Fakat Mustafa Kemal ile böylesi bir ilişkisi olmasına rağmen Gazi'nin yaşarken dikilen ilk heykeli olan Sarayburnu'ndaki heykeline en sert eleştiriyi de o yapıyor. Temel olarak bu tür heykellerin yabancılar tarafından yapılmasına karşı olan ve bu heykelleri Türk sanatçıların yapmasının daha doğru olduğunu konusunda yazılar yazan Lifij, heykel açıldıktan sonra kaleme aldığı yazıda "Eserin 'orijinali' Gazi Paşa'yı gözümün önüne getirdim. Mahfuz intibaımla bu tunç kütlesini, etrafında dolaşa dolaşa mukayese ettim ve o kadar güzel bir modelden o derece güzel olmayan bir eser meydana getirişe hayret ile bütün hüznü niyetime rağmen, şimdiye kadar edilen tenkitlere iştirake karar verdim" yazıyor.Ez cümle ressam Avni Lifij, farklı açılardan yeniden keşfedilmek için sizleri bekliyor.
PİPOLU ADAM HAYATINA YÖN VERDİ
Avni Lifij deyince akla otoportresi Pipolu Adam gelir. Ama bu eserin onun hayatının önemli kırılma noktalarından biri olduğu da pek bilinmez. Avni Lifij döneminin çoğu ressamı gibi ailesi varlıklı insanlardan biri değil. Ailesi Çerkez Sürgünü'nden kaçıp Samsun'a gelmiş sonra da İstanbul'a taşınmışlar. Neredeyse kendi kendine öğrendiği Fransızcayı çok iyi konuşuyor. Ve babası istememesine rağmen resmi de kendi kendine öğreniyor. İyi resim yapabilmek için anatomiyi bilmesi gerektiğinin farkında. Bunun için dönemin tıp mektebindeki derslere giriyor.

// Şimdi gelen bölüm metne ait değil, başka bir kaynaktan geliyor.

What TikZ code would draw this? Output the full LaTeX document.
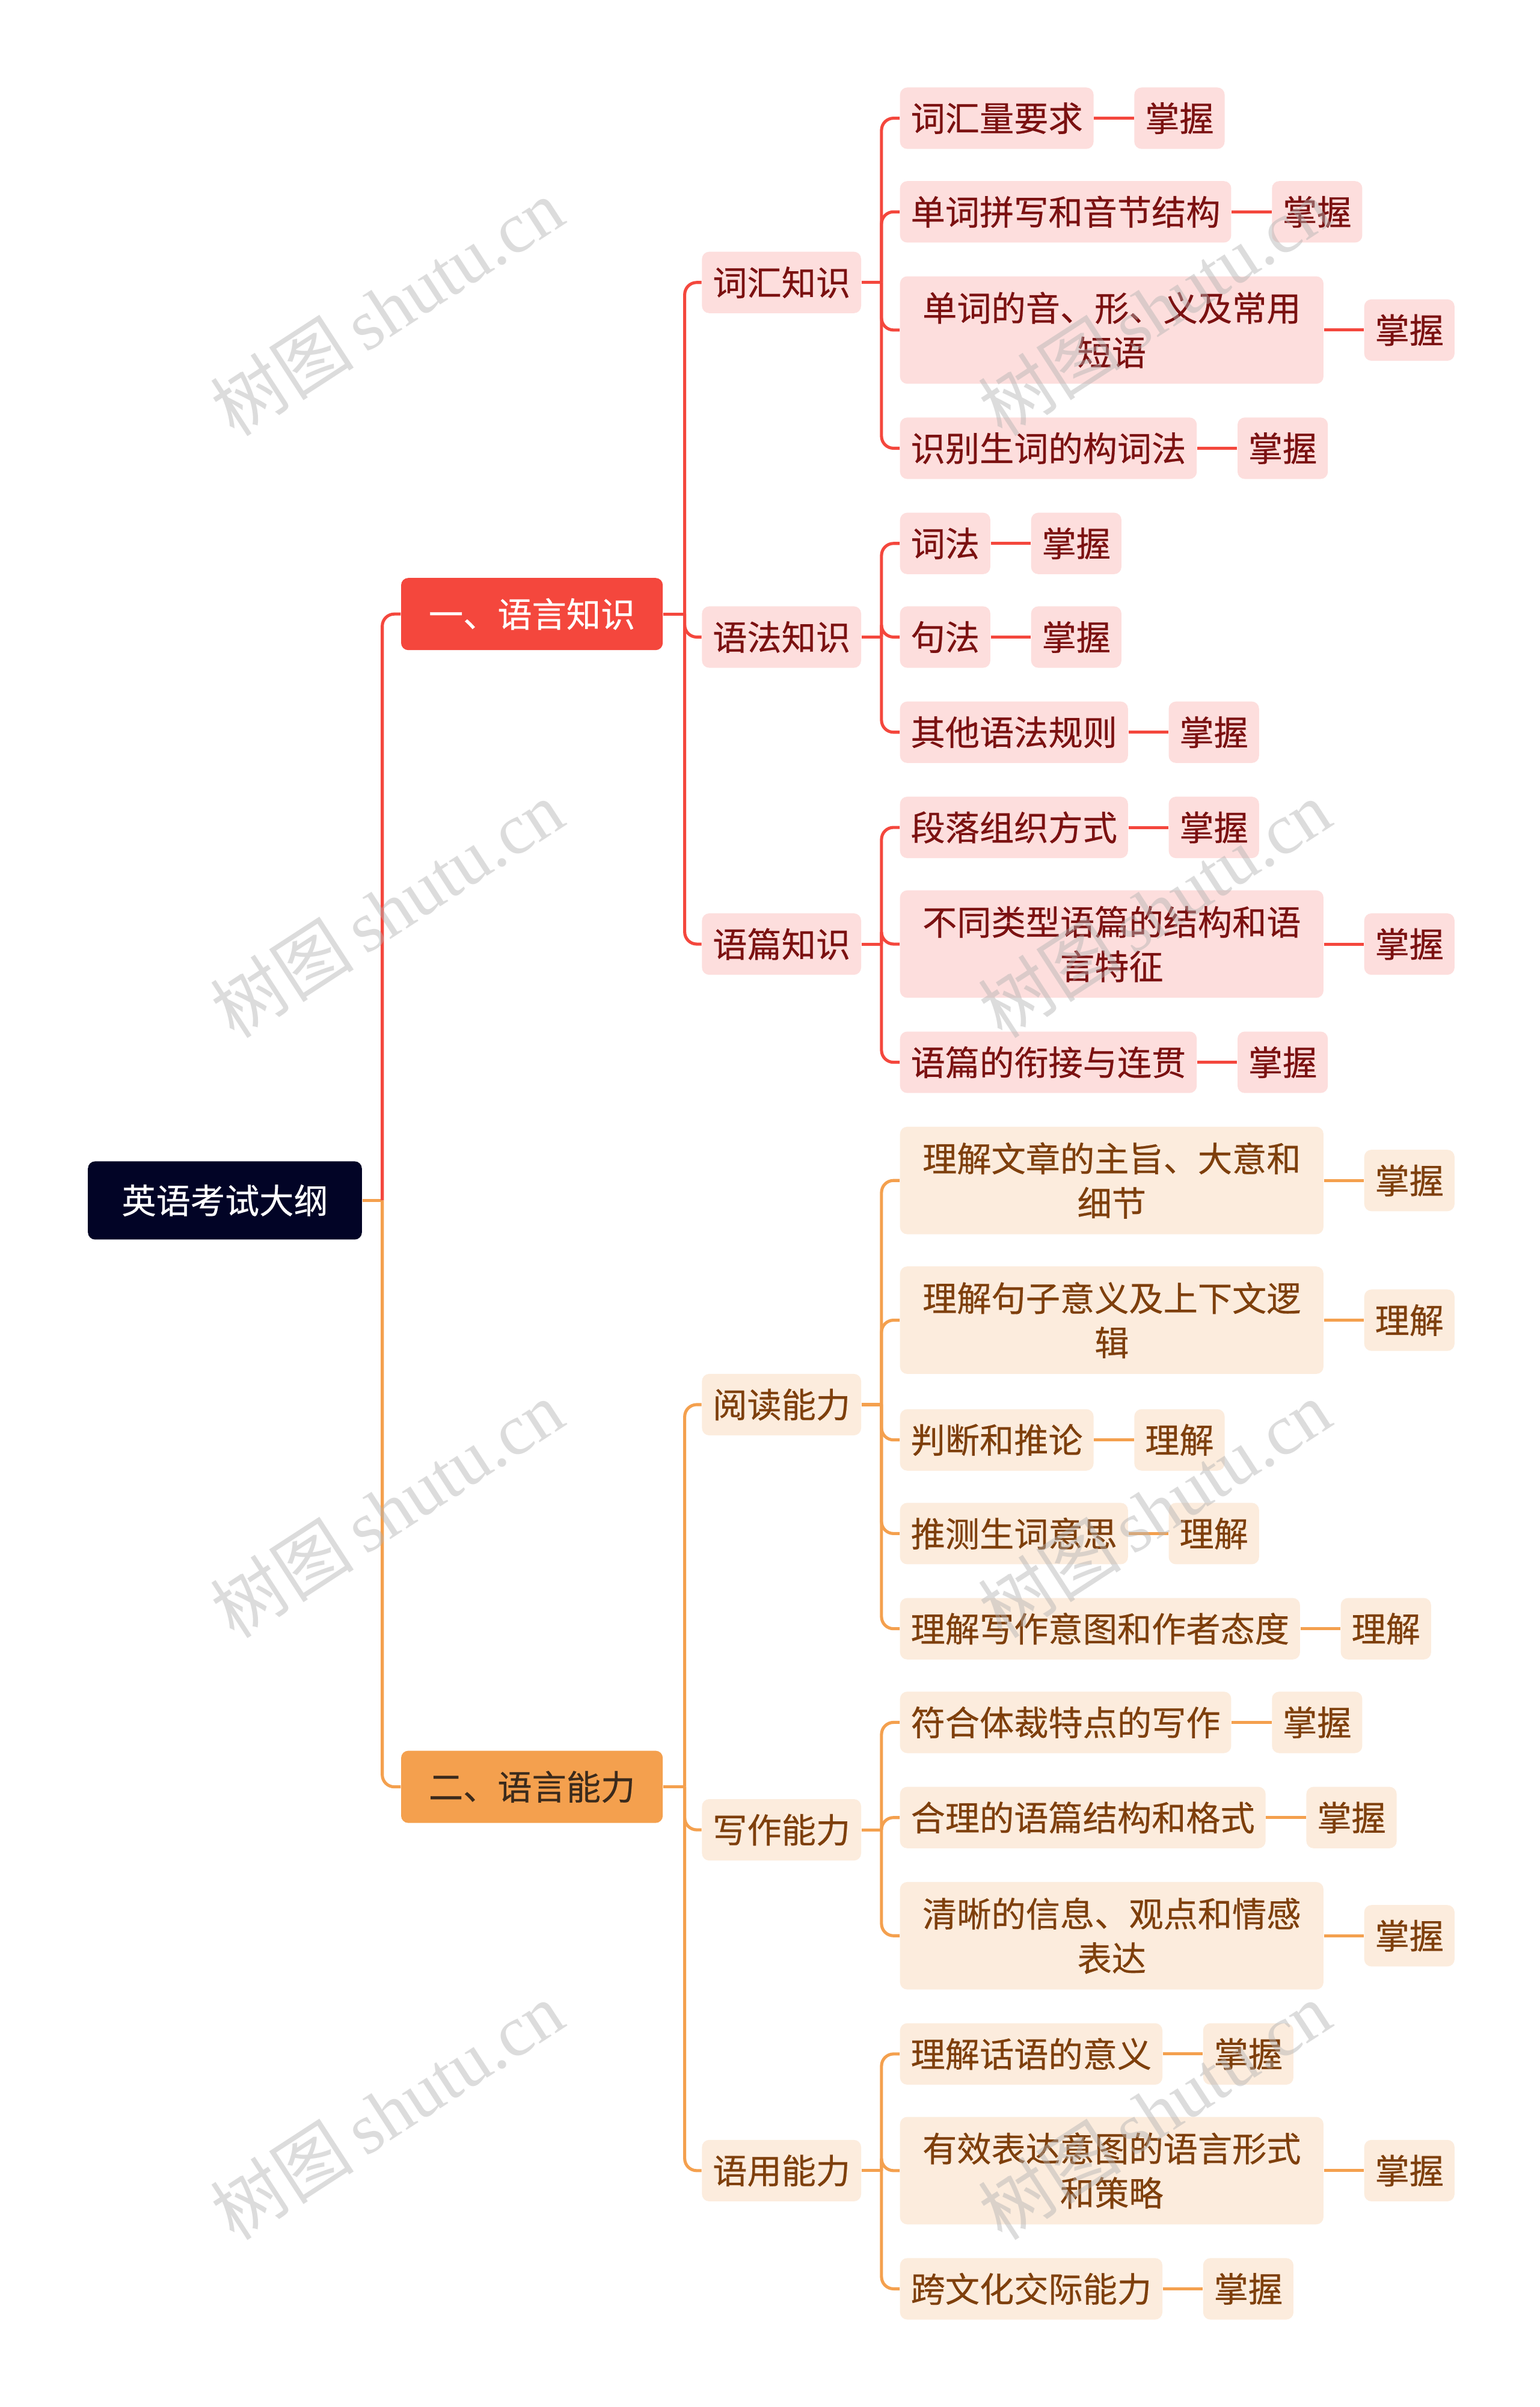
\documentclass[tikz,border=0pt]{standalone}
\usepackage{fontspec}
\setmainfont{Noto Sans CJK SC}[FakeBold=0.4]
\newfontfamily\wmlat{Liberation Serif}
\newfontfamily\wmcjk{Noto Sans CJK SC}
\usetikzlibrary{calc}
\definecolor{rootc}{HTML}{020426}
\definecolor{redm}{HTML}{F4473D}
\definecolor{orgm}{HTML}{F4A04E}
\definecolor{redl}{HTML}{FDDEDD}
\definecolor{orgl}{HTML}{FCECDD}
\definecolor{redt}{HTML}{7B1111}
\definecolor{orgt}{HTML}{7E3F0C}
\definecolor{orgd}{HTML}{3A2A1C}
\begin{document}
\begin{tikzpicture}[x=0.02552cm,y=-0.02552cm,
 base/.style={rounded corners=0.12cm, inner ysep=0pt, font=\fontsize{16.27pt}{21pt}\selectfont, anchor=west},
 rootbox/.style={base, fill=rootc, text=white, inner xsep=0.561cm, minimum height=1.3cm},
 lonebox/.style={base, fill=redm, text=white, inner xsep=0.459cm, minimum height=1.2cm},
 ltwobox/.style={base, fill=orgm, text=orgd, inner xsep=0.459cm, minimum height=1.2cm},
 rbox/.style={base, fill=redl, text=redt, inner xsep=0.1786cm, minimum height=1.021cm},
 obox/.style={base, fill=orgl, text=orgt, inner xsep=0.1786cm, minimum height=1.021cm},
 rwide/.style={rbox, text width=6.68cm, align=center, minimum height=1.786cm},
 owide/.style={obox, text width=6.68cm, align=center, minimum height=1.786cm},
 rline/.style={draw=redm, line width=1.45pt},
 oline/.style={draw=orgm, line width=1.45pt},
 branch/.style={rounded corners=0.2cm},
 wm/.style={rotate=33, text=gray!60, opacity=0.45, font=\fontsize{34pt}{34pt}\selectfont}
]
\fill[white] (0,0) rectangle (1003,1568);
\useasboundingbox (0,0) rectangle (1003,1568);

% root and level 1
\node[rootbox] (root) at (57,782) {英语考试大纲};
\node[lonebox] (L1) at (261,400) {一、语言知识};
\node[ltwobox] (L2) at (261,1164) {二、语言能力};

% level 2
\node[rbox] (A) at (457,184) {词汇知识};
\node[rbox] (B) at (457,415) {语法知识};
\node[rbox] (C) at (457,615) {语篇知识};
\node[obox] (D) at (457,915) {阅读能力};
\node[obox] (E) at (457,1192) {写作能力};
\node[obox] (F) at (457,1414) {语用能力};

% level 3 red
\node[rbox] (A1) at (586,77) {词汇量要求};
\node[rbox] (A2) at (586,138) {单词拼写和音节结构};
\node[rwide] (A3) at (586,215) {单词的音、形、义及常用\\短语};
\node[rbox] (A4) at (586,292) {识别生词的构词法};
\node[rbox] (B1) at (586,354) {词法};
\node[rbox] (B2) at (586,415) {句法};
\node[rbox] (B3) at (586,477) {其他语法规则};
\node[rbox] (C1) at (586,539) {段落组织方式};
\node[rwide] (C2) at (586,615) {不同类型语篇的结构和语\\言特征};
\node[rbox] (C3) at (586,692) {语篇的衔接与连贯};

% level 3 orange
\node[owide] (D1) at (586,769) {理解文章的主旨、大意和\\细节};
\node[owide] (D2) at (586,860) {理解句子意义及上下文逻\\辑};
\node[obox] (D3) at (586,938) {判断和推论};
\node[obox] (D4) at (586,999) {推测生词意思};
\node[obox] (D5) at (586,1061) {理解写作意图和作者态度};
\node[obox] (E1) at (586,1122) {符合体裁特点的写作};
\node[obox] (E2) at (586,1184) {合理的语篇结构和格式};
\node[owide] (E3) at (586,1261) {清晰的信息、观点和情感\\表达};
\node[obox] (F1) at (586,1338) {理解话语的意义};
\node[owide] (F2) at (586,1414) {有效表达意图的语言形式\\和策略};
\node[obox] (F3) at (586,1491) {跨文化交际能力};

% leaves
\foreach \n/\t in {A1/掌握,A2/掌握,A3/掌握,A4/掌握,B1/掌握,B2/掌握,B3/掌握,C1/掌握,C2/掌握,C3/掌握}{
  \node[rbox] (\n m) at ($(\n.east)+(26,0)$) {\t};
  \draw[rline] (\n.east) -- (\n m.west);
}
\foreach \n/\t in {D1/掌握,D2/理解,D3/理解,D4/理解,D5/理解,E1/掌握,E2/掌握,E3/掌握,F1/掌握,F2/掌握,F3/掌握}{
  \node[obox] (\n m) at ($(\n.east)+(26,0)$) {\t};
  \draw[oline] (\n.east) -- (\n m.west);
}

% connectors root
\coordinate (rj) at ($(root.east)+(13,0)$);
\draw[oline] (root.east) -- (rj);
\draw[rline,branch] (rj) |- (L1.west);
\draw[oline,branch] (rj) |- (L2.west);

% level1 -> level2
\coordinate (j1) at ($(L1.east)+(14,0)$);
\draw[rline] (L1.east) -- (j1);
\foreach \c in {A,B,C}{ \draw[rline,branch] (j1) |- (\c.west); }
\coordinate (j2) at ($(L2.east)+(14,0)$);
\draw[oline] (L2.east) -- (j2);
\foreach \c in {D,E,F}{ \draw[oline,branch] (j2) |- (\c.west); }

% level2 -> level3
\coordinate (jA) at ($(A.east)+(13,0)$);
\draw[rline] (A.east) -- (jA);
\foreach \c in {A1,A2,A3,A4}{ \draw[rline,branch] (jA) |- (\c.west); }
\coordinate (jB) at ($(B.east)+(13,0)$);
\draw[rline] (B.east) -- (jB);
\foreach \c in {B1,B2,B3}{ \draw[rline,branch] (jB) |- (\c.west); }
\coordinate (jC) at ($(C.east)+(13,0)$);
\draw[rline] (C.east) -- (jC);
\foreach \c in {C1,C2,C3}{ \draw[rline,branch] (jC) |- (\c.west); }
\coordinate (jD) at ($(D.east)+(13,0)$);
\draw[oline] (D.east) -- (jD);
\foreach \c in {D1,D2,D3,D4,D5}{ \draw[oline,branch] (jD) |- (\c.west); }
\coordinate (jE) at ($(E.east)+(13,0)$);
\draw[oline] (E.east) -- (jE);
\foreach \c in {E1,E2,E3}{ \draw[oline,branch] (jE) |- (\c.west); }
\coordinate (jF) at ($(F.east)+(13,0)$);
\draw[oline] (F.east) -- (jF);
\foreach \c in {F1,F2,F3}{ \draw[oline,branch] (jF) |- (\c.west); }

% watermarks
\foreach \wx/\wy [count=\i] in {252/200, 752/200, 252/592, 752/592, 252/983, 752/983, 252/1375, 752/1375}{
  \node[wm] (wm\i) at (\wx,\wy) {{\wmcjk 树图}\,{\wmlat shutu.cn}};
}
\end{tikzpicture}
\end{document}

Yetmiyor boya tekniğini öğrenmek için de eczacı mektebindeki derslerine katılıyor.
1900'lerin başında o dönem Ayasofya Camii'nde çalışmalar yapan Mimar Henri Prost'la tanışıyor. Fes kullanmayan, şık giyinen ve çok iyi Fransızca konuşan bu gencin Prost Fransız olduğunu düşünüyor ilk başta. Ressam olduğunu öğrenince de resimlerini görmek istiyor. Prost'un vasıtasıyla ve cesaretlendirmesiyle Avni Lifij, o dönemin en önemli sanat kişilerinden Osman Hamdi Bey'le tanışıyor ve ona işte bu meşhur Pipolu Adam otoportresini gösteriyor. Osman Hamdi Bey, Avni Lifij'in resminden hayli etkileniyor ve onun Paris'e gitmesini sağlıyor. Avni Bey de bu sayede Paris'te eğitim alıp Fernand Cormon'un atölyesine kabul ediliyor.